§ **GIVEN RECORDS**:
:::::
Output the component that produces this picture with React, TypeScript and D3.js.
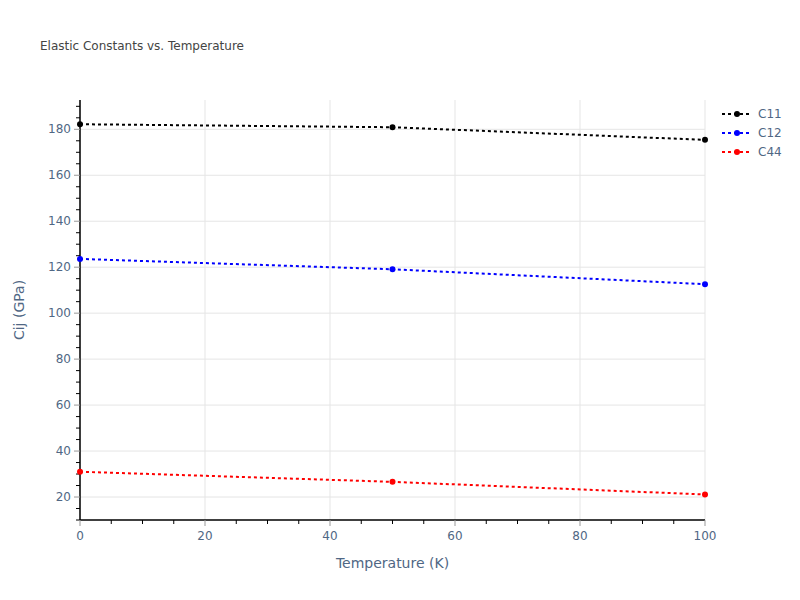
:::::
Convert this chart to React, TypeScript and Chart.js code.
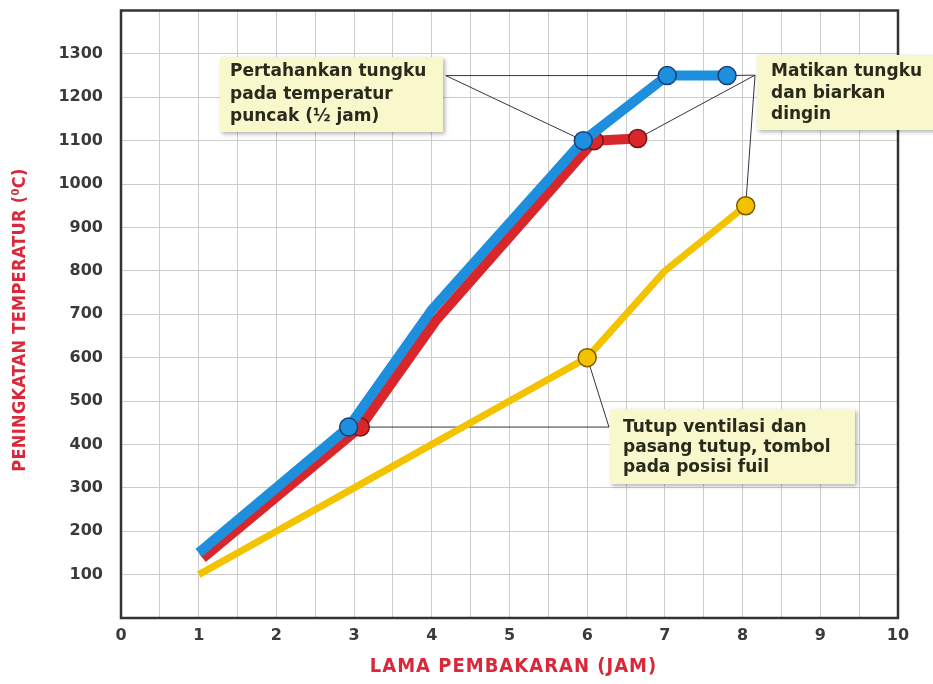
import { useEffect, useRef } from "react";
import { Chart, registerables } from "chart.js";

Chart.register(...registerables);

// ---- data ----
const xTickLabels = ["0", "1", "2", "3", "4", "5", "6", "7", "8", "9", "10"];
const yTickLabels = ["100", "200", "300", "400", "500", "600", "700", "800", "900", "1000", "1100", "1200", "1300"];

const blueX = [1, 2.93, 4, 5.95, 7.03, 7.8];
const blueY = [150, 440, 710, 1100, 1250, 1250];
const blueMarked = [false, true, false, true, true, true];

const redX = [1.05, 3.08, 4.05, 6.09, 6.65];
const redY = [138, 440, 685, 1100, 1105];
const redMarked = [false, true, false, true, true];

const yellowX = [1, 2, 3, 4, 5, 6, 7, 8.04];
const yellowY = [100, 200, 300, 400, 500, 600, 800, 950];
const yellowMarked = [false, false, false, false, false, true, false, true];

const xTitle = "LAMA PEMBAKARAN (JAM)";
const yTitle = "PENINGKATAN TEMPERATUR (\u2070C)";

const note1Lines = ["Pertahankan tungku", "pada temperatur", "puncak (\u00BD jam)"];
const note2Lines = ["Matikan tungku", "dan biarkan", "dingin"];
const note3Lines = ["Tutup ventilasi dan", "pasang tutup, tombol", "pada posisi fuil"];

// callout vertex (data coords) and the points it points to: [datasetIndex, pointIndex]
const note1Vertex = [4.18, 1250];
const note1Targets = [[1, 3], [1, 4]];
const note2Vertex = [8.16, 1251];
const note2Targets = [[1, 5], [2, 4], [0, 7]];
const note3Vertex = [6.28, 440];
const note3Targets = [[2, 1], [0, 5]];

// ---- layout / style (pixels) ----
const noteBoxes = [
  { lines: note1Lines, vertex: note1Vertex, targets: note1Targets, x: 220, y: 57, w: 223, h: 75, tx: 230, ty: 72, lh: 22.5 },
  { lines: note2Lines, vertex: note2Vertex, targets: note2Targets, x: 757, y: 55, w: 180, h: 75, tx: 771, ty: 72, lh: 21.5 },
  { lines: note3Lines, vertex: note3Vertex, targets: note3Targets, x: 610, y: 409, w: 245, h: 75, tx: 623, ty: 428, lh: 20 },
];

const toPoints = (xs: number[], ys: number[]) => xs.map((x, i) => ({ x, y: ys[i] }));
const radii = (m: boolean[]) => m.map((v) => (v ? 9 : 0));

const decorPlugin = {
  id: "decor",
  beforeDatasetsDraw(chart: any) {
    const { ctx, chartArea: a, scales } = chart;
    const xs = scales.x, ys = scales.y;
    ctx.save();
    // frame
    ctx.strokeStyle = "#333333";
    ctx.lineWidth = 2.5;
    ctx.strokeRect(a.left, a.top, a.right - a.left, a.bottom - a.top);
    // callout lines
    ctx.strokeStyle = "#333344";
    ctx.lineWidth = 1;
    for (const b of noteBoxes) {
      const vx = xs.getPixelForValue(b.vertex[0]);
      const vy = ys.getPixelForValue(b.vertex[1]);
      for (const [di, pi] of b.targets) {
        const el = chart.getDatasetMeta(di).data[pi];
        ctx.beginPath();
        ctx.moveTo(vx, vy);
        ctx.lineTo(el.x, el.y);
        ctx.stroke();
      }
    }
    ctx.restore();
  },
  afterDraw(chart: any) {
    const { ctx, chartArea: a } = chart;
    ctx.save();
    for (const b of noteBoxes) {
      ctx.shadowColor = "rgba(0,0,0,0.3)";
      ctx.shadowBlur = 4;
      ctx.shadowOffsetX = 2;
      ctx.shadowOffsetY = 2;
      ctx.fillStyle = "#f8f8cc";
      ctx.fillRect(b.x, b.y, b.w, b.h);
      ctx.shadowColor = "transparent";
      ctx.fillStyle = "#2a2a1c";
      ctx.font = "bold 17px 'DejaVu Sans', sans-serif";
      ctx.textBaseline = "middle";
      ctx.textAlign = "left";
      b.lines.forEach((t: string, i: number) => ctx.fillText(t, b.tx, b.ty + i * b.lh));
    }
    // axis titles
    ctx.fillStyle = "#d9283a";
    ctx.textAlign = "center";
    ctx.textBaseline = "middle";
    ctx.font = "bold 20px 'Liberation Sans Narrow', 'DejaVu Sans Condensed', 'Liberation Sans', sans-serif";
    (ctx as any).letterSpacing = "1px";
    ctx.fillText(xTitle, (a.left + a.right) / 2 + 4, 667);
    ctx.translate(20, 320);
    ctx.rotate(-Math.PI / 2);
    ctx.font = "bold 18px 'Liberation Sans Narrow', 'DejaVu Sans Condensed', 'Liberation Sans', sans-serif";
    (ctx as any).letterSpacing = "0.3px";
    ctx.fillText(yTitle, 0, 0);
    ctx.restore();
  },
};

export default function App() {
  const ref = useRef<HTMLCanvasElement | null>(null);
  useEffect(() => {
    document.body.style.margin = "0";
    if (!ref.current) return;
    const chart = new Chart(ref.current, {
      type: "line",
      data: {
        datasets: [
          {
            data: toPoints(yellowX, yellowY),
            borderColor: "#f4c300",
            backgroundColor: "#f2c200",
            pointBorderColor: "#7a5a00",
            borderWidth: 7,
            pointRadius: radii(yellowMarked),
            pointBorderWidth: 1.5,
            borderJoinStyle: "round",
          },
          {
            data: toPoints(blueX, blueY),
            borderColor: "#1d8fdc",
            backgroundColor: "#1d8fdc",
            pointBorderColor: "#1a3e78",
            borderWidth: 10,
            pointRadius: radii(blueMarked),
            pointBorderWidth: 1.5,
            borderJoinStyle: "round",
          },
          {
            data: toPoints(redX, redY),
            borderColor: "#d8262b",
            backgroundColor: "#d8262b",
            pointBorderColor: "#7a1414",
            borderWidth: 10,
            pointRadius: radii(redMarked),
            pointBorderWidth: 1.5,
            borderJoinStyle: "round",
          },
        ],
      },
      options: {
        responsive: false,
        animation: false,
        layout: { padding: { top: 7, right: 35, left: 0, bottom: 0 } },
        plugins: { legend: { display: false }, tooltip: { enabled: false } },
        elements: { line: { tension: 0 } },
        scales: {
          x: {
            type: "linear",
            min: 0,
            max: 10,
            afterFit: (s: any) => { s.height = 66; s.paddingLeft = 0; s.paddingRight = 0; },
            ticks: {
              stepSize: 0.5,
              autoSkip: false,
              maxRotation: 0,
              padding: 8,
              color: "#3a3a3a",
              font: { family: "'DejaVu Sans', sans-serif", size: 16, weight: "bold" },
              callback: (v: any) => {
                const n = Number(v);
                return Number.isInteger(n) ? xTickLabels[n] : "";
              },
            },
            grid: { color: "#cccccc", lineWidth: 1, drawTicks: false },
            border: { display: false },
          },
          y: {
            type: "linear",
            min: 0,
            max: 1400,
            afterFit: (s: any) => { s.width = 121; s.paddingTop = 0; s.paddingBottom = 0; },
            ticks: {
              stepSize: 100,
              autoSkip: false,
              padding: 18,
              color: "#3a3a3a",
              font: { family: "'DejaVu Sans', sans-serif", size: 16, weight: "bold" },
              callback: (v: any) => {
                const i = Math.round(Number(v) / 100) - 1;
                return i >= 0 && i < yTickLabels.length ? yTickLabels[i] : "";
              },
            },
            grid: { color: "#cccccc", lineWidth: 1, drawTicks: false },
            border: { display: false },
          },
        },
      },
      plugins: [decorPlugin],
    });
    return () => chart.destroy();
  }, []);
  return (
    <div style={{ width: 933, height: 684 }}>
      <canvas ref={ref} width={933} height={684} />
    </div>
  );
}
:::::
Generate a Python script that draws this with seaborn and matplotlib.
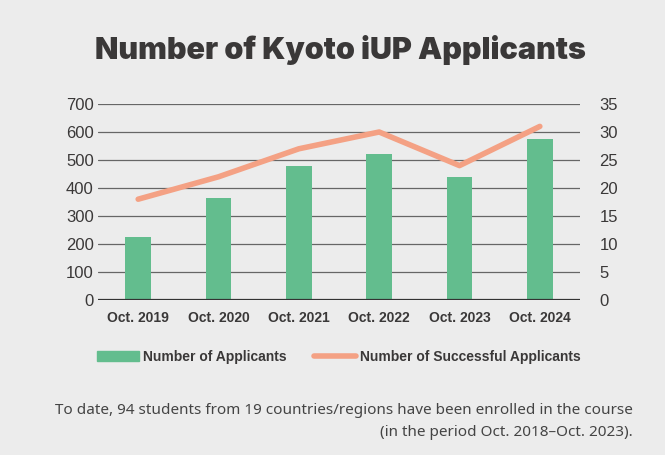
:::::
§ **EXERCISE DETAILS**: Beginning with the line above that contains "Convert this chart" and ending with the line that contains "Chart.register(...registerables);", quote each line exactly, keeping out the pictures.

§ **THE REPLY**:
Convert this chart to React, TypeScript and Chart.js code.
import { useEffect, useRef } from "react";
import { Chart, registerables } from "chart.js";

Chart.register(...registerables);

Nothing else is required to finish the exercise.